O livro de poemas de Antonio Jadel chegou até mim através do escambo que sempre
busco encontrando companheiros de loucuras literárias no Recanto das Letras.
O livro é repleto de poemas bem cadenciados e traz uma visão
singular e moderna diante do amor, da natureza, dos sonhos, das necessidades
fisiológicas, do tempo e das dúvidas. Como diz em seu primeiro poema, é Deus
que escreve em linhas tortas.
FACE I
Hoje eu quero ter a
vontade única de ser uma “Tarde”,
apenas,
e passar o dia sem
olhar no relógio,
No poema Eu tarde,
o autor quer fugir da sua agenda, não olhar o relógio. Ele retoma este
tema em Relógio cuco.
Enquanto isso, ao
relento, criança relembro:
Na sala da minha tia,
Às 12 horas da meia
noite, piava em arte a opção...
Aparece aqui e ali, em sua poesia, um eu-lírico incomodado com
o tempo.
Tempo, sem tempo por
perda de tempo n’agenda
FACE II
De cara o poeta se refere ao amor:
Amor, decidido num
tribunal ‘multiportas’...
A palavra amor aparece pouco em sua poesia, mas este
sentimento está intrínseco em vários poemas quando o poema mergulha em
sentimentos como a saudade.
Há saudade,
sempre onde a saudade
se-lhe cabe.
Neste mesmo poema, Saudade,
o poema lança mão do concretismo e nos faz ver uma saudade escoando como areia
de uma ampulheta e formando novamente saudade no fundo. Esse movimento da saudade
que nos leva a saudar um certo momento.
FACE III
Segui na contramão do
recomendado
perfilhando meus passos
– sentido inverso
ao risco do que seria
sábio.
O poema Contramão
é como se fosse o eu-lírico de Drummond vivendo o jeito gauche de ser. Mas o poeta segue firme na contramão. Não se sente
perdido e nem encontrado. Ainda que não saiba para onde ir. Tudo é contramão,
afirma. Pois ele sabe fazer o contorno mesmo na estrada sem retorno.

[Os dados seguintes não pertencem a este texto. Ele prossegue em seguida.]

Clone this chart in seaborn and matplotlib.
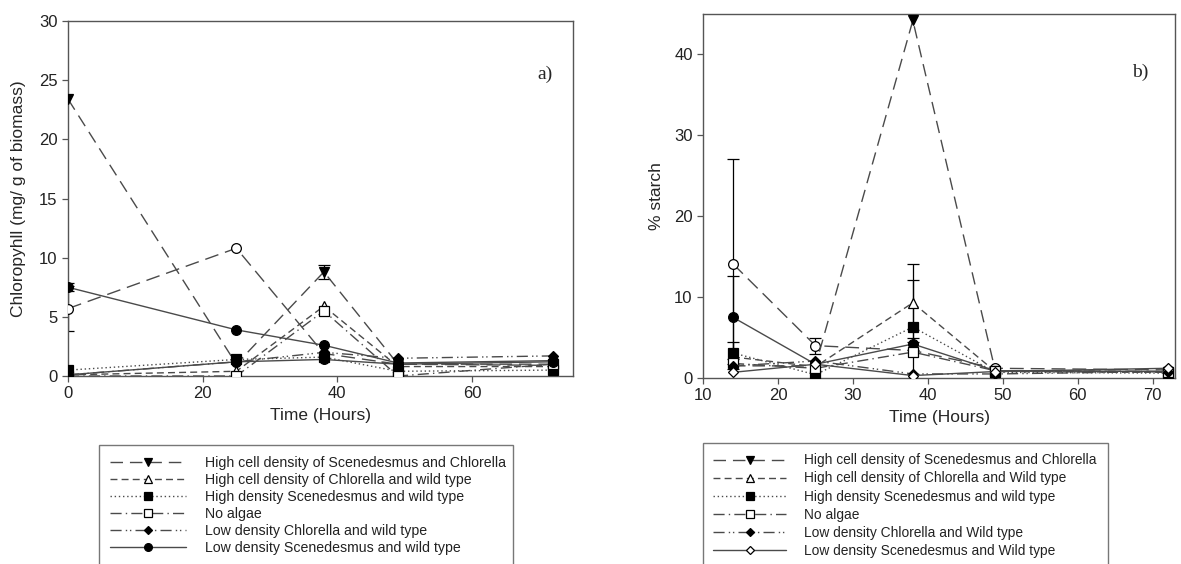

Talvez o poeta queira aí nos ensinar a arte de viver.
FACE IV
Sou eu dentro de mim.
Não estabeleço
conexão.
Em sua série de Poema subsequente-subliminar espalhada ao longo da obra, em um deles o poema se revela fechado ao mundo. O eu-lírico se acha ajustado para si e desajustado para o mundo. Um ser não viável, já que o viável é imperfeito. Um eu que se acomoda dentro de sim.
Vento, assoprado por
dentro
FACE V
escute-me, ó Deus
inda que nada eu te
peça
em preces,
Enquanto Drummond se sente abandonado por Deus, o poeta aqui
roga a Deus que lhe escute, ainda que ele não peça nada. Somos teístas porque
precisamos de algo anterior, exterior e superior a nós para justificar nossas
finitudes. Há uso no mesmo poema Escuta-me da metáfora o joio e o trigo,
segundo o poeta, espalhados no mesmo lugar. Refere-se à guerra, em bélica
plantação. Ele indiretamente pede paz.
FACE VI
—sem nenhum ditado—
—regras sem regras—
— rebelde ao mandado–
— oponente ao Estado—
— discorde de tudo—
Em Filosofia o poeta, conhecedor do direito por formação, entende que diante de gente sem eira nem beira, é preciso ser insurgente. O seu credo é assim, o seu amém é sincero. É como se o poeta estivesse dizendo implicitamente que muito mais vasto que o mundo, é o seu coração.
FACE VII
A carapuça é vestida
de negro véu
belo(a)
que s’esconde na
espreita da sombra
à meia-noite
de um dia que passou
florido & risonho.
Em Isolo-me, como
um poema despedida do leitor, último na obra, o poeta depara com a noite. Sim,
todos nós deparamos com a noite quando se devia calar, mas a “lua deixa a gente
comovido como o diabo”. O poeta luta contra seus desejos. Lembra-se do dia
florido e risonho e chora por agora mergulhar nos desvarios da alma.